MIT Physicist Calls Human Life an 'Accident' of the Multiverse

Monday, 23 February 2015 - 2:33PM
Astrophysics
Physics
Monday, 23 February 2015 - 2:33PM
MIT Physicist Calls Human Life an 'Accident' of the Multiverse

Physicists and philosophers alike have been trying to explain the supposed "fine-tuning" of the universe for over a century, and modern theoretical physics may have an answer in the multiverse theory. In his book The Accidental Universe: The World You Thought You Knew, MIT physicist Alan Lightman explains in a uniquely simple (and blunt) manner that in all likelihood, the universe isn't fine-tuned for our benefit, but rather, human life is only a run-of-the-mill accident of the multiverse.

 

The concept of the "fine-tuned universe" explores the reasons why the physical constants of our Universe tend to be within extremely narrow ranges that allow for the presence of human life. Lightman uses the example of the amount of dark energy in the Universe, which essentially could not have been significantly different and still allowed for human life:

 

"On one thing most physicists agree. If the amount of dark energy in our universe were only a little bit different than what it actually is, then life could never have emerged. A little larger, and the universe would have accelerated so rapidly that matter in the young universe could never have pulled itself together to form stars and hence complex atoms made in stars. And, going into negative values of dark energy, a little smaller and the universe would have decelerated so rapidly that it would have recollapsed before there was time to form even the simplest atoms.

 

"Out of all the possible amounts of dark energy that our universe might have, the actual amount lies in the tiny sliver of the range that allows life. There is little argument on this point."

 

He then explains that these "perfect" constants have often led scientists to believe that the universe was somehow designed to allow for human life. But since, putting religious belief aside for the moment, this seems to be an unnecessarily anthropocentric theory, many theorists believe that this "fine-tuning" can be explained by the multiverse theory. If there are many coexistent universes that encompass all the possible physical constants, then it wouldn't be such an outlandish "coincidence" that we exist in a universe that allows for our presence. Rather, it's an "accident":

 

"One is compelled to ask the question: Why does such fine-tuning occur? And the answer many physicists now believe: the multiverse. A vast number of universes may exist, with many different values of the amount of dark energy.
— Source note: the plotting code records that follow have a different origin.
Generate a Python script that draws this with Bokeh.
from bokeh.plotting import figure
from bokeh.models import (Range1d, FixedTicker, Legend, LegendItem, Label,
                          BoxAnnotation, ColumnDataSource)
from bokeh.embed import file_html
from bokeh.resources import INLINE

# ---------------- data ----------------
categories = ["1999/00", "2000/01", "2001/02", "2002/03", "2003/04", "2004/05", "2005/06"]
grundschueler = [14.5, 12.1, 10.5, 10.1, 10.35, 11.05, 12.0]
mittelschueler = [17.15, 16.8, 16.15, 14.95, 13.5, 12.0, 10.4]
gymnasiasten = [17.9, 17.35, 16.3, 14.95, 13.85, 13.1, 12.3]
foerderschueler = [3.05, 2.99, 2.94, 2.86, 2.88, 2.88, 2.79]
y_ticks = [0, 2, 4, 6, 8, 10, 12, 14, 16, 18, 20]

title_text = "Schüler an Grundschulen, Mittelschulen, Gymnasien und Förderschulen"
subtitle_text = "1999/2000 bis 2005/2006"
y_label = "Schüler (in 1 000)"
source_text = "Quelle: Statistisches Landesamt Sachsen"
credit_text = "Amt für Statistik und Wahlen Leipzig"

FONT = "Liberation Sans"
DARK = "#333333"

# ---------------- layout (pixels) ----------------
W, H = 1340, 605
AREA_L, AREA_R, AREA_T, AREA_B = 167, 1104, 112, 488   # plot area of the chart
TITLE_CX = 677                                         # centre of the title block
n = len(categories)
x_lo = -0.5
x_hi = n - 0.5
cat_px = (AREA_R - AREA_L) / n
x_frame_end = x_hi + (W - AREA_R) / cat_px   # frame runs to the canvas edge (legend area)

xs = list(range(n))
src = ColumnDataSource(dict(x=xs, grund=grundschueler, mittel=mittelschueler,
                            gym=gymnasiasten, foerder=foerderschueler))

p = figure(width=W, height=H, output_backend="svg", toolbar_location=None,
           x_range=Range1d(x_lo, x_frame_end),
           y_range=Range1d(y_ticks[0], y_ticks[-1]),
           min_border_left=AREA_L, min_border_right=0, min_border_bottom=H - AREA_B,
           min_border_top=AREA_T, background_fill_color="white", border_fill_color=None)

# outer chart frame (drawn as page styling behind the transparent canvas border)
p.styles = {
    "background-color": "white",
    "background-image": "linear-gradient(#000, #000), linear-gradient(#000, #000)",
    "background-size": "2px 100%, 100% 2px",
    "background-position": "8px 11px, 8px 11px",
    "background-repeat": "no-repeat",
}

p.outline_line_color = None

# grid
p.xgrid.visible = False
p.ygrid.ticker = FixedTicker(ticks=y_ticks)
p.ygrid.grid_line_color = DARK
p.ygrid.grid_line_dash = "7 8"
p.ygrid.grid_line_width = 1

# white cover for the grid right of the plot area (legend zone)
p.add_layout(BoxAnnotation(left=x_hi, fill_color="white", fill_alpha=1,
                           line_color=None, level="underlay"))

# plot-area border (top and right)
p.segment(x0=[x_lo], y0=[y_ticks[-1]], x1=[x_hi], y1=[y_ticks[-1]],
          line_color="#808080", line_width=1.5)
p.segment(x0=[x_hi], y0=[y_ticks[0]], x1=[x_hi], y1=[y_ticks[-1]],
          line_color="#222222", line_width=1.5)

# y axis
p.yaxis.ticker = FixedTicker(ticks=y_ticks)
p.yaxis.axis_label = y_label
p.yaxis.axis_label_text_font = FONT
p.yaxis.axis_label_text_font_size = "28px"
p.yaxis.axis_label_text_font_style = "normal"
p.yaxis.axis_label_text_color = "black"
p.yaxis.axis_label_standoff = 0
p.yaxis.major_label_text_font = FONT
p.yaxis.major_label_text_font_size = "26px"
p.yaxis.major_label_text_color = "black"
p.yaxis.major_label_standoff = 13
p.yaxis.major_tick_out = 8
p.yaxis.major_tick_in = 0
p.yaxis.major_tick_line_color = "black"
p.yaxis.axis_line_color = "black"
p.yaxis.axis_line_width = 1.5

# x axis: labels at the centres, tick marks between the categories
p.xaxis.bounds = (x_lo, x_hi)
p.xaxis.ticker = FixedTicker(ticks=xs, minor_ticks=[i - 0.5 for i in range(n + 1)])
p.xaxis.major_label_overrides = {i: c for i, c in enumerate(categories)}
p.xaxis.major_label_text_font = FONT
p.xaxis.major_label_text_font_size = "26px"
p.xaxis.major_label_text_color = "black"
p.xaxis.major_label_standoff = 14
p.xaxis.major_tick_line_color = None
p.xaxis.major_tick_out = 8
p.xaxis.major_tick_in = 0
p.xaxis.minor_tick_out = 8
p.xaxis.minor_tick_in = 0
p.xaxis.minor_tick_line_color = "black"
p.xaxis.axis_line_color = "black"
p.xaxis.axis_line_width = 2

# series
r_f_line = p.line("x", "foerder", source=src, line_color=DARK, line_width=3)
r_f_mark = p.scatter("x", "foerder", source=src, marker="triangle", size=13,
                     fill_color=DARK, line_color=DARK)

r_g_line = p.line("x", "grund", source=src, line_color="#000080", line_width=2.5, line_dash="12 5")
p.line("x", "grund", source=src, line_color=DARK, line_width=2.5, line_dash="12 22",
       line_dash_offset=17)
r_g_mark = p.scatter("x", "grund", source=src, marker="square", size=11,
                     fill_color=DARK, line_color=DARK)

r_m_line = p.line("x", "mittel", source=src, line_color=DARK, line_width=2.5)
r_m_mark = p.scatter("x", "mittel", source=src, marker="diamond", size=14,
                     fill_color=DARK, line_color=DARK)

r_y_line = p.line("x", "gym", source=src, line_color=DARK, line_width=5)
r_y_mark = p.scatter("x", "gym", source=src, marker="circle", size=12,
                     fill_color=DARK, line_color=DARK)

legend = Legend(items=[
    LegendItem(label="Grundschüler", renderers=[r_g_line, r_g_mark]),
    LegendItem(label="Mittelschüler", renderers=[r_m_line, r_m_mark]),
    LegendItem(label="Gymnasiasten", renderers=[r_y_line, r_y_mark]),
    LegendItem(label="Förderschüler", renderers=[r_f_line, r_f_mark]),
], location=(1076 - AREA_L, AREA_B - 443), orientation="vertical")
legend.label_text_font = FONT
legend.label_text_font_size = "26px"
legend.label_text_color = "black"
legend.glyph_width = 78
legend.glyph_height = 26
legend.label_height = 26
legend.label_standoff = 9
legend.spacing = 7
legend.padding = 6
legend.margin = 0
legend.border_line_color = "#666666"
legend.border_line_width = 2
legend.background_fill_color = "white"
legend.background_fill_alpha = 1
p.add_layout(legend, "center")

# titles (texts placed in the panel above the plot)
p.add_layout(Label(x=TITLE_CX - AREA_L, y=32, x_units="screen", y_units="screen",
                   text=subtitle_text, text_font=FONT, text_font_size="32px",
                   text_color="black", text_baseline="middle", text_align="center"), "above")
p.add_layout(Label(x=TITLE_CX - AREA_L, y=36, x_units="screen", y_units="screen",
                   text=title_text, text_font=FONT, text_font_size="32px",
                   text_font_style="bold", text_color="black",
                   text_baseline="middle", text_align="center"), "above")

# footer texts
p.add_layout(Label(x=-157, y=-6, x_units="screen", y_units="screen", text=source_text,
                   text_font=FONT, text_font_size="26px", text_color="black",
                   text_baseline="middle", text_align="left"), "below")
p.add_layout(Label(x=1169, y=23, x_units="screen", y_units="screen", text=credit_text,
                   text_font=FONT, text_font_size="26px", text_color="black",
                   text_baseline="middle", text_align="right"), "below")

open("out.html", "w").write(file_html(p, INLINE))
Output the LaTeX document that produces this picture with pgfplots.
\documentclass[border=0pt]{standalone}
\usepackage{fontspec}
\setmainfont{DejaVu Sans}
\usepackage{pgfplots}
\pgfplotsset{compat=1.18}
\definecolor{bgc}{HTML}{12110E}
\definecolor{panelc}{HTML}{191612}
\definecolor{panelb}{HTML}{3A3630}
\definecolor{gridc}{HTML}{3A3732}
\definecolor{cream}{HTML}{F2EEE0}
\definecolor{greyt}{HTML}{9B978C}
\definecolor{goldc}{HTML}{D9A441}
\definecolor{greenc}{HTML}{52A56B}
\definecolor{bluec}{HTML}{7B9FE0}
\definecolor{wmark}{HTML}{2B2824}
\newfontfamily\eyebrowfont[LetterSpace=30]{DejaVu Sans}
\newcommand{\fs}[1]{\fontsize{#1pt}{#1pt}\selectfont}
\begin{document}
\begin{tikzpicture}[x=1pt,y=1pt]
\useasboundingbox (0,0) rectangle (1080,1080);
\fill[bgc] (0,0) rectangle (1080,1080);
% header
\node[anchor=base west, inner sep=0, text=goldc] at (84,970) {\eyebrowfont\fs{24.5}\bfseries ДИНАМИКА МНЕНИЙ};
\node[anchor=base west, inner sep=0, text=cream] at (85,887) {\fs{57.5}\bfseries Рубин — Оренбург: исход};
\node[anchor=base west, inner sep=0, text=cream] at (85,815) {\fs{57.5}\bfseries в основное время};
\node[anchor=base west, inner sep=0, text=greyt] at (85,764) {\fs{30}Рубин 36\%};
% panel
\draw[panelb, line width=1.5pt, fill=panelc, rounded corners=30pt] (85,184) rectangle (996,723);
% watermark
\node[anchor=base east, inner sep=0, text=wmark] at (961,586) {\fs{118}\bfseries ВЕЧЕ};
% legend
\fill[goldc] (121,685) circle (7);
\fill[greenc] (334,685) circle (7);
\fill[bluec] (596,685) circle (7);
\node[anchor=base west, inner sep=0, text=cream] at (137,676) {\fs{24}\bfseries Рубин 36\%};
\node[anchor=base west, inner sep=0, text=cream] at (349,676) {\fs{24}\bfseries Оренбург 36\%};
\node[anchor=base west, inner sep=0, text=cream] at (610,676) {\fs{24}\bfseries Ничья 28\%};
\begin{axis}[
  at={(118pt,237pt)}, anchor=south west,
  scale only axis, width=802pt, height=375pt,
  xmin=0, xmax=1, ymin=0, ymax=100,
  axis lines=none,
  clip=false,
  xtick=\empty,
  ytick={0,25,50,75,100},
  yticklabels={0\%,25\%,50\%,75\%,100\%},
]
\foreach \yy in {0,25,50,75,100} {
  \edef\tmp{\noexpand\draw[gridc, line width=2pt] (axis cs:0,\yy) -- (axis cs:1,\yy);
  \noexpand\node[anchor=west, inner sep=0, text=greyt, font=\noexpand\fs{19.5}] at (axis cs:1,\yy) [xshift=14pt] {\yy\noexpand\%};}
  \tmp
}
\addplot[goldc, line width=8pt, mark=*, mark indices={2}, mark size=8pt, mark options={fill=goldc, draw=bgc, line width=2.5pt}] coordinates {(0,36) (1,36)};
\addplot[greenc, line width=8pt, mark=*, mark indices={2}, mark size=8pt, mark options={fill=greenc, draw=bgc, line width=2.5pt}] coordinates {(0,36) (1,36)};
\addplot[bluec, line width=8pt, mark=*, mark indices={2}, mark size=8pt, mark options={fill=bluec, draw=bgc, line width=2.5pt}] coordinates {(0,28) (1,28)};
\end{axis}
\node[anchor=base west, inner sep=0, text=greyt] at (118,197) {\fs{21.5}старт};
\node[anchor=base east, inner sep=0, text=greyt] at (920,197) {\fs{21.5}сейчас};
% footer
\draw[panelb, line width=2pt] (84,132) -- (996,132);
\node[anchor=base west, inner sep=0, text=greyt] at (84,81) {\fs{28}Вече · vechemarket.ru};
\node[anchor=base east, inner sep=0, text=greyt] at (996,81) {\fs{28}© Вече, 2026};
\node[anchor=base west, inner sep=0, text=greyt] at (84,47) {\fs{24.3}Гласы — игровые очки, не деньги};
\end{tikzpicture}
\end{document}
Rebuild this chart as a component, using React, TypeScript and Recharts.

Our particular universe is one of the universes with a small value, permitting the emergence of life. We are here, so our universe must be such a universe. We are an accident. From the cosmic lottery hat containing zillions of universes, we happened to draw a universe that allowed life. But then again, if we had not drawn such a ticket, we would not be here to ponder the odds."

 

In other words, it's not that the Universe was designed for us, but that we were essentially designed for the Universe; we are only here because one of many Universes allows us to exist:

 

"If the multiverse idea is correct, then the historic mission of physics to explain all the properties of our universe in terms of fundamental principles - to explain why the properties of our universe must necessarily be what they are - is futile, a beautiful philosophical dream that simply isn't true. Our universe is what it is simply because we are here."

 

This is not a new idea; many physicists have made similar arguments, most recently Victor Stenger, a particle physicist and popular proponent of New Atheism. But Lightman's book is a particularly frank and succinct explanation, filled with apt metaphors such as this one:

 

"The situation can be likened to that of a group of intelligent fish who one day begin wondering why their world is completely filled with water. Many of the fish, the theorists, hope to prove that the cosmos necessarily has to be filled with water. For years, they put their minds to the task but can never quite seem to prove their assertion. Then a wizened group of fish postulates that maybe they are fooling themselves. Maybe, they suggest, there are many other worlds, some of them completely dry, some wet, and everything in between."